7. Quit Being Ruled by Fear. It has become clear that irrational, exaggerated fears fuel much of the sentiment against both raw milk and cow-share arrangements. Such fears run the gambit from legitimate health risks — that must be weighed against all other health risks, and benefits — to crazy concerns about what to do with all the extra milk a good cow is capable of producing, to whether cows will receive proper vaccinations, and what will happen to the cow’s calf, and how the proceeds from the sale of the cow will be divided among the cow’s owners. There are already a host of other laws addressing these issues, concerns, and governing transactions and interactions among human beings. Cow-share arrangements and consumption of raw milk is not rocket science. People can figure it out, and should have the right and opportunity to do so without nanny-state lawmakers attempting to micromanage their affairs.
8. Take a Positive, Pro-active Approach. Rather than deprive people of their fundamental freedom to exercise property rights and make basic choices about what they eat and drink and how to acquire it, by attempting to micro-manage their every move, I recommend pro-active education and providing opportunities for interested parties to learn correct principles, and allow them to govern themselves. To that end, I recommend giving people the freedom and opportunity to make such choices themselves, coupled with voluntary options for proactive education. If sanitation associated with raw milk production is a concern, and lawmakers feel like extra precaution is warranted, I suggest teaming up with Utah State Extension Service, and offering workshops once or twice a year to those who want to produce and consume raw milk, including cow-share participants, providing classes on how to produce, store, and consume raw milk safely, small herd management issues, etc. If the Amish can produce and consume raw milk safely, using 19th century methods and technology, certainly we ought to be able to do so as well. But then again, because of the way they live, the Amish have more opportunities to develop common sense, which is something our children are are increasingly being deprived of opportunities to develop, based on the multitude of ways we are increasingly being micromanaged.

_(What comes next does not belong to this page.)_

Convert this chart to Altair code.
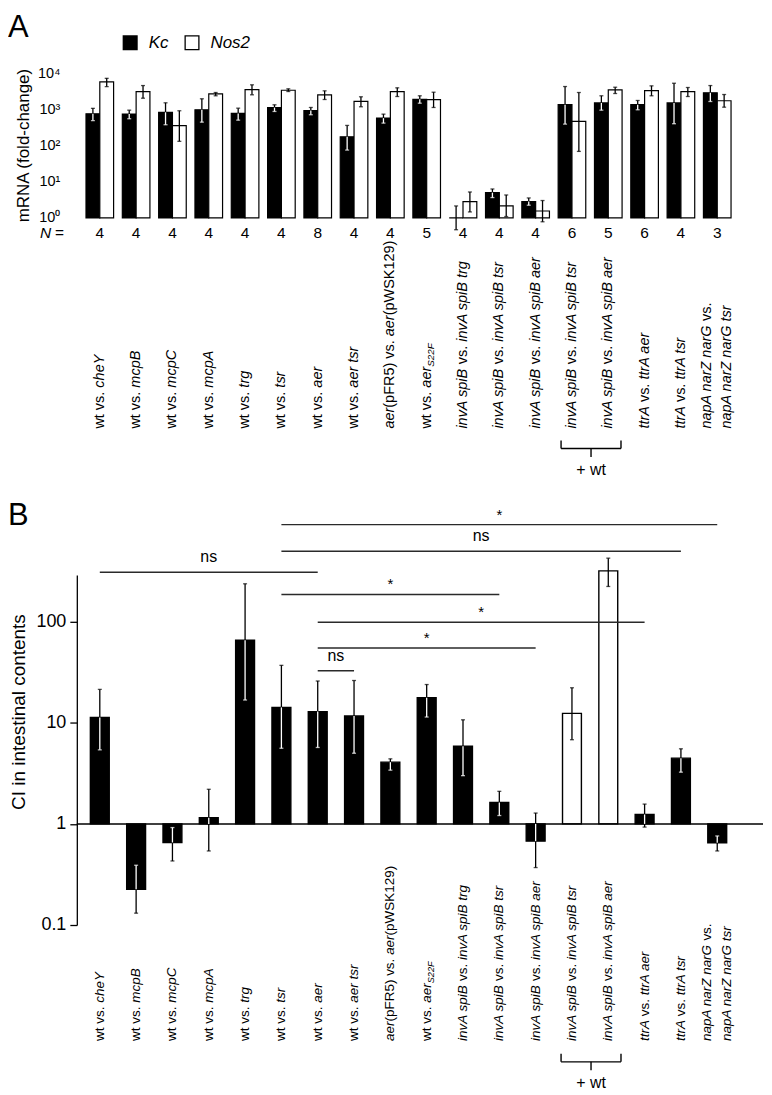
import altair as alt
import pandas as pd

FONT = "Liberation Sans"

# ---------------- data ----------------
# labels: list of lines, each line a list of (text, style) ; n = regular, i = italic, s = italic subscript
LABELS = [
    [[("wt vs. ", "n"), ("cheY", "i")]],
    [[("wt vs. ", "n"), ("mcpB", "i")]],
    [[("wt vs. ", "n"), ("mcpC", "i")]],
    [[("wt vs. ", "n"), ("mcpA", "i")]],
    [[("wt vs. ", "n"), ("trg", "i")]],
    [[("wt vs. ", "n"), ("tsr", "i")]],
    [[("wt vs. ", "n"), ("aer", "i")]],
    [[("wt vs. ", "n"), ("aer tsr", "i")]],
    [[("aer", "i"), ("(pFR5) vs. ", "n"), ("aer", "i"), ("(pWSK129)", "n")]],
    [[("wt vs. ", "n"), ("aer", "i"), ("S22F", "s")]],
    [[("invA spiB", "i"), (" vs. ", "n"), ("invA spiB trg", "i")]],
    [[("invA spiB", "i"), (" vs. ", "n"), ("invA spiB tsr", "i")]],
    [[("invA spiB", "i"), (" vs. ", "n"), ("invA spiB aer", "i")]],
    [[("invA spiB", "i"), (" vs. ", "n"), ("invA spiB tsr", "i")]],
    [[("invA spiB", "i"), (" vs. ", "n"), ("invA spiB aer", "i")]],
    [[("ttrA", "i"), (" vs. ", "n"), ("ttrA aer", "i")]],
    [[("ttrA", "i"), (" vs. ", "n"), ("ttrA tsr", "i")]],
    [[("napA narZ narG", "i"), (" vs.", "n")], [("napA narZ narG tsr", "i")]],
]
N_VALUES = [4, 4, 4, 4, 4, 4, 8, 4, 4, 5, 4, 4, 4, 6, 5, 6, 4, 3]
SERIES = ["Kc", "Nos2"]

KC      = [760, 741, 832, 977, 776, 1122, 933, 174, 575, 1905, 1.0, 5.0, 2.82, 1349, 1514, 1349, 1514, 2884]
KC_LO   = [490, 552, 377, 445, 505, 878, 712, 75, 418, 1486, 0.47, 3.65, 2.24, 392, 953, 977, 402, 1656]
KC_HI   = [1070, 953, 1524, 1968, 1083, 1343, 1132, 361, 740, 2382, 2.14, 6.3, 3.56, 4296, 2382, 1766, 5297, 4571]
NOS2    = [5750, 3090, 355, 2692, 3548, 3388, 2512, 1660, 3090, 1862, 2.82, 2.14, 1.55, 468, 3467, 3311, 3090, 1738]
NOS2_LO = [4270, 2042, 131, 2382, 2535, 3126, 1881, 1183, 2275, 1132, 1.46, 1.09, 0.78, 69, 2754, 2382, 2275, 1153]
NOS2_HI = [7240, 4571, 918, 2936, 4786, 3715, 3268, 2234, 3954, 2992, 5.2, 4.3, 3.02, 2936, 4111, 4487, 4036, 2583]

CI    = [11.3, 0.226, 0.655, 1.15, 65.6, 14.2, 12.9, 11.7, 4.08, 17.7, 5.87, 1.63, 0.675, 12.4, 318, 1.24, 4.47, 0.65]
CI_LO = [5.4, 0.131, 0.43, 0.54, 16.8, 5.6, 5.7, 5.0, 3.4, 11.4, 3.0, 1.21, 0.37, 6.8, 223, 0.93, 3.25, 0.54]
CI_HI = [21.4, 0.39, 0.92, 2.2, 237, 37, 25.9, 26.2, 4.4, 23.9, 10.7, 2.1, 1.28, 22.2, 425, 1.57, 5.53, 0.76]
WT_ADDED = [13, 14]          # open bars ("+ wt")

SIG_FROM  = [5, 5, 0, 5, 6, 6, 6]
SIG_TO    = [17, 16, 6, 11, 15, 12, 7]
SIG_LEVEL = [912, 497, 309, 186, 99, 55, 32.7]
SIG_TEXT  = ["*", "ns", "ns", "*", "*", "*", "ns"]

# ---------------- layout constants ----------------
PX = 36.42                 # px per category unit
X_MIN, X_MAX = -0.88, 18.26
B_AXIS_INSET = 9           # px: panel B axis sits to the right of panel A's plot edge
XB_AXIS = X_MIN + B_AXIS_INSET / PX
P_W = 697
A_H, B_H = 145, 351
A_LABEL_BOTTOM, B_LABEL_BOTTOM = 356.3, 467.2
A_FS, B_FS = 14.5, 13.5

W = {' ': 278, 'a': 556, 'b': 556, 'c': 500, 'd': 556, 'e': 556, 'f': 278, 'g': 556, 'h': 556,
     'i': 222, 'j': 222, 'k': 500, 'l': 222, 'm': 833, 'n': 556, 'o': 556, 'p': 556, 'q': 556,
     'r': 333, 's': 500, 't': 278, 'u': 556, 'v': 500, 'w': 722, 'x': 500, 'y': 500, 'z': 500,
     'A': 667, 'B': 667, 'C': 722, 'F': 611, 'G': 778, 'K': 667, 'N': 722, 'P': 667, 'R': 722,
     'S': 667, 'W': 944, 'Y': 667, 'Z': 611, '(': 333, ')': 333, '.': 278}


def tw(s, size):
    return sum(W.get(c, 556) for c in s) / 1000.0 * size


def label_segments(fs, bottom):
    rows = []
    for idx, lines in enumerate(LABELS):
        nl = len(lines)
        for li, line in enumerate(lines):
            off = (li - (nl - 1) / 2) * 0.54
            cum = 0.0
            for text, st in line:
                size = fs * 0.68 if st == "s" else fs
                lead = len(text) - len(text.lstrip())
                trail = len(text) - len(text.rstrip())
                core = text.strip()
                cum += lead * tw(" ", size)
                rows.append(dict(xpos=idx + off, ypos=bottom - cum, text=core, style=st))
                cum += tw(core, size) + trail * tw(" ", size)
    return pd.DataFrame(rows)


def err_tables(xs, vals, los, his, dark):
    rules, inner, caps = [], [], []
    for x, v, lo, hi, d in zip(xs, vals, los, his, dark):
        b0, b1 = min(1.0, v), max(1.0, v)
        rules.append(dict(x=x, lo=lo, hi=hi))
        ilo, ihi = max(lo, b0), min(hi, b1)
        if d and ihi > ilo:
            inner.append(dict(x=x, lo=ilo, hi=ihi))
        for e in (lo, hi):
            caps.append(dict(x=x, y=e, col="white" if (d and b0 <= e <= b1) else "black"))
    return pd.DataFrame(rules), pd.DataFrame(inner), pd.DataFrame(caps)


def label_layers(xscale, H, fs, bottom, bracket_top):
    labY = alt.Scale(domain=[H, 0], nice=False, zero=False)
    seg = label_segments(fs, bottom)
    out = []
    for st, style, size, dy in (("n", "normal", fs, 0), ("i", "italic", fs, 0), ("s", "italic", fs * 0.68, 4)):
        out.append(alt.Chart(seg[seg["style"] == st]).mark_text(
            angle=270, align="left", baseline="middle", font=FONT, fontSize=size, fontStyle=style,
            dy=dy, color="black").encode(
            x=alt.X("xpos:Q", scale=xscale, axis=None),
            y=alt.Y("ypos:Q", scale=labY, axis=None), text="text:N"))
    l, r = WT_ADDED[0] - 0.3, WT_ADDED[-1] + 0.35
    m = (l + r) / 2
    yb = bracket_top + 8
    br = pd.DataFrame([
        dict(x=l, x2=r, y=yb, y2=yb),
        dict(x=l, x2=l, y=bracket_top, y2=yb),
        dict(x=r, x2=r, y=bracket_top, y2=yb),
        dict(x=m, x2=m, y=yb, y2=yb + 8.5),
    ])
    out.append(alt.Chart(br).mark_rule(color="black", strokeWidth=1.4).encode(
        x=alt.X("x:Q", scale=xscale, axis=None), x2="x2:Q",
        y=alt.Y("y:Q", scale=labY, axis=None), y2="y2:Q"))
    out.append(alt.Chart(pd.DataFrame([dict(x=m, y=yb + 21.5, t="+ wt")])).mark_text(
        font=FONT, fontSize=16, baseline="middle", color="black").encode(
        x=alt.X("x:Q", scale=xscale, axis=None), y=alt.Y("y:Q", scale=labY, axis=None), text="t:N"))
    return out, labY


def errs(df, dark, xs, ys):
    r, i, c = err_tables(df.xc, df.val, df.lo, df.hi, dark)
    e1 = alt.Chart(r).mark_rule(color="black", strokeWidth=1.3).encode(
        x=alt.X("x:Q", scale=xs, axis=None), y=alt.Y("lo:Q", scale=ys, axis=None), y2="hi:Q")
    e2 = alt.Chart(i).mark_rule(color="white", strokeWidth=1.3).encode(
        x=alt.X("x:Q", scale=xs, axis=None), y=alt.Y("lo:Q", scale=ys, axis=None), y2="hi:Q")
    e3 = alt.Chart(c).mark_tick(orient="horizontal", size=4, thickness=1.3).encode(
        x=alt.X("x:Q", scale=xs, axis=None), y=alt.Y("y:Q", scale=ys, axis=None),
        color=alt.Color("col:N", scale=None))
    return [e1, e2, e3]


xS = alt.Scale(domain=[X_MIN, X_MAX], nice=False, zero=False)

# ---------------- panel A ----------------
yA = alt.Scale(type="log", domain=[1, 10000], nice=False)

rowsA = []
for i in range(len(N_VALUES)):
    rowsA.append(dict(series="Kc", x0=i - 0.38, x1=i, xc=i - 0.19, val=KC[i], lo=KC_LO[i], hi=KC_HI[i], base=1))
    rowsA.append(dict(series="Nos2", x0=i, x1=i + 0.38, xc=i + 0.19, val=NOS2[i], lo=NOS2_LO[i], hi=NOS2_HI[i], base=1))
dfA = pd.DataFrame(rowsA)

barsA = alt.Chart(dfA).mark_bar(stroke="black", strokeWidth=1.2).encode(
    x=alt.X("x0:Q", scale=xS, axis=alt.Axis(labels=False, ticks=False, grid=False, title=None,
                                            domainColor="black", domainWidth=1.6)),
    x2="x1:Q",
    y=alt.Y("val:Q", scale=yA, axis=alt.Axis(
        values=[1, 10, 100, 1000, 10000], grid=False, domain=False, ticks=False,
        labelExpr="'10' + ['\u2070','\u00b9','\u00b2','\u00b3','\u2074'][round(log(datum.value)/LN10)]",
        labelFontSize=14.5, labelPadding=8, title="mRNA (fold-change)", titleFontSize=17,
        titleFontWeight="normal", titleX=-44, titleY=72, titleAngle=270, titleBaseline="middle")),
    y2="base:Q",
    fill=alt.Fill("series:N", scale=alt.Scale(domain=SERIES, range=["black", "white"]),
                  legend=alt.Legend(orient="none", legendX=54, legendY=-39, direction="horizontal",
                                    title=None, symbolType="square", symbolSize=190,
                                    symbolStrokeColor="black", symbolStrokeWidth=1.3,
                                    labelFontSize=17, labelFontStyle="italic", labelFont=FONT,
                                    labelOffset=10, columnPadding=14, padding=0)),
)

labsA, labYA = label_layers(xS, A_H, A_FS, A_LABEL_BOTTOM, 368.3)
N_ROW = 160
dfN = pd.DataFrame(dict(x=list(range(len(N_VALUES))), n=[str(v) for v in N_VALUES], y=[N_ROW] * len(N_VALUES)))
nrow = alt.Chart(dfN).mark_text(font=FONT, fontSize=15.5, baseline="middle", color="black").encode(
    x=alt.X("x:Q", scale=xS, axis=None), y=alt.Y("y:Q", scale=labYA, axis=None), text="n:N")
dfNl = pd.DataFrame([dict(x=X_MIN - 28 / PX, y=N_ROW, a="N", b="=")])
nlab1 = alt.Chart(dfNl).mark_text(font=FONT, fontSize=15.5, fontStyle="italic", align="left",
                                  baseline="middle", color="black").encode(
    x=alt.X("x:Q", scale=xS, axis=None), y=alt.Y("y:Q", scale=labYA, axis=None), text="a:N")
nlab2 = alt.Chart(dfNl).mark_text(font=FONT, fontSize=15.5, align="left", baseline="middle", dx=15,
                                  color="black").encode(
    x=alt.X("x:Q", scale=xS, axis=None), y=alt.Y("y:Q", scale=labYA, axis=None), text="b:N")

chartA = alt.layer(barsA, *errs(dfA, [s == "Kc" for s in dfA.series], xS, yA),
                   *labsA, nrow, nlab1, nlab2).resolve_scale(y="independent").properties(
    width=P_W, height=A_H,
    title=alt.TitleParams("A", anchor="start", frame="group", dx=-60, dy=-19, fontSize=31,
                          fontWeight="normal", font=FONT, color="black", offset=2))

# ---------------- panel B ----------------
yB = alt.Scale(type="log", domain=[0.1, 290], nice=False)

dfB = pd.DataFrame(dict(
    x0=[i - 0.26 for i in range(len(CI))], x1=[i + 0.26 for i in range(len(CI))],
    xc=list(range(len(CI))), val=CI, lo=CI_LO, hi=CI_HI, base=[1] * len(CI),
    kind=["white" if i in WT_ADDED else "black" for i in range(len(CI))]))

sig = pd.DataFrame(dict(a=SIG_FROM, b=SIG_TO, y=SIG_LEVEL, t=SIG_TEXT))
sig["m"] = (sig.a + sig.b) / 2
sigLines = alt.Chart(sig).mark_rule(color="#2a2a2a", strokeWidth=1.5).encode(
    x=alt.X("a:Q", scale=xS, axis=None), x2="b:Q", y=alt.Y("y:Q", scale=yB, axis=None))
sigStar = alt.Chart(sig[sig.t == "*"]).mark_text(font=FONT, fontSize=15, dy=-5, baseline="alphabetic",
                                                 color="black").encode(
    x=alt.X("m:Q", scale=xS, axis=None), y=alt.Y("y:Q", scale=yB, axis=None), text="t:N")
sigNs = alt.Chart(sig[sig.t == "ns"]).mark_text(font=FONT, fontSize=16, dy=-10, baseline="alphabetic",
                                                color="black").encode(
    x=alt.X("m:Q", scale=xS, axis=None), y=alt.Y("y:Q", scale=yB, axis=None), text="t:N")

baseline = alt.Chart(pd.DataFrame(dict(base=[1], x0=[XB_AXIS], x1=[X_MAX]))).mark_rule(
    color="black", strokeWidth=1.5).encode(
    x=alt.X("x0:Q", scale=xS, axis=None), x2="x1:Q", y=alt.Y("base:Q", scale=yB, axis=None))

barsB = alt.Chart(dfB).mark_bar(stroke="black", strokeWidth=1.4).encode(
    x=alt.X("x0:Q", scale=xS, axis=None),
    x2="x1:Q",
    y=alt.Y("val:Q", scale=yB, axis=alt.Axis(
        values=[0.1, 1, 10, 100], format="~g", grid=False, tickSize=7, tickWidth=1.3, domainWidth=1.3,
        offset=-B_AXIS_INSET,
        labelFontSize=18, labelPadding=4, title="CI in intestinal contents", titleFontSize=19,
        titleFontWeight="normal", titleX=-58, titleY=137, titleAngle=270, titleBaseline="middle")),
    y2="base:Q",
    fill=alt.Fill("kind:N", scale=None),
)

labsB, labYB = label_layers(xS, B_H, B_FS, B_LABEL_BOTTOM, 480.2)

chartB = alt.layer(barsB, sigLines, sigStar, sigNs, baseline,
                   *errs(dfB, [k == "black" for k in dfB.kind], xS, yB),
                   *labsB).resolve_scale(y="independent").properties(
    width=P_W, height=B_H,
    title=alt.TitleParams("B", anchor="start", frame="group", dx=-60, dy=26, fontSize=31,
                          fontWeight="normal", font=FONT, color="black", offset=2))

chart = alt.vconcat(chartA, chartB, spacing=21).properties(
    padding={"left": 0, "top": 3, "right": 0, "bottom": 0}).configure_view(
    stroke=None).configure_axis(
    labelFont=FONT, titleFont=FONT, labelColor="black", titleColor="black", tickColor="black",
    domainColor="black")

chart.save("out.html", embed_options={"renderer": "svg", "actions": False})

This simple diagram illustrates one possible approach to a cow-share arrangement:
* Note of clarification: Technically, Salmonella, E. coli, campylobactor and listeria are arguably contagious person-to-person, with listeria only being contagious from mother to unborn child. My understanding, however, is that as a practical matter, spreading those risks person-to-person is extremely rare, unless people do absolutely nothing to address the issue, through even reasonable everyday sanitation and cleanliness. In other words — and I hate to be this graphic — but if someone is essentially swimming in (and consuming) the vomit or feces of someone who is infected, without any effort at basic sanitation and cleanliness, there is definitely a risk of contagion person-to-person — as well as a whole bunch of other risks as well!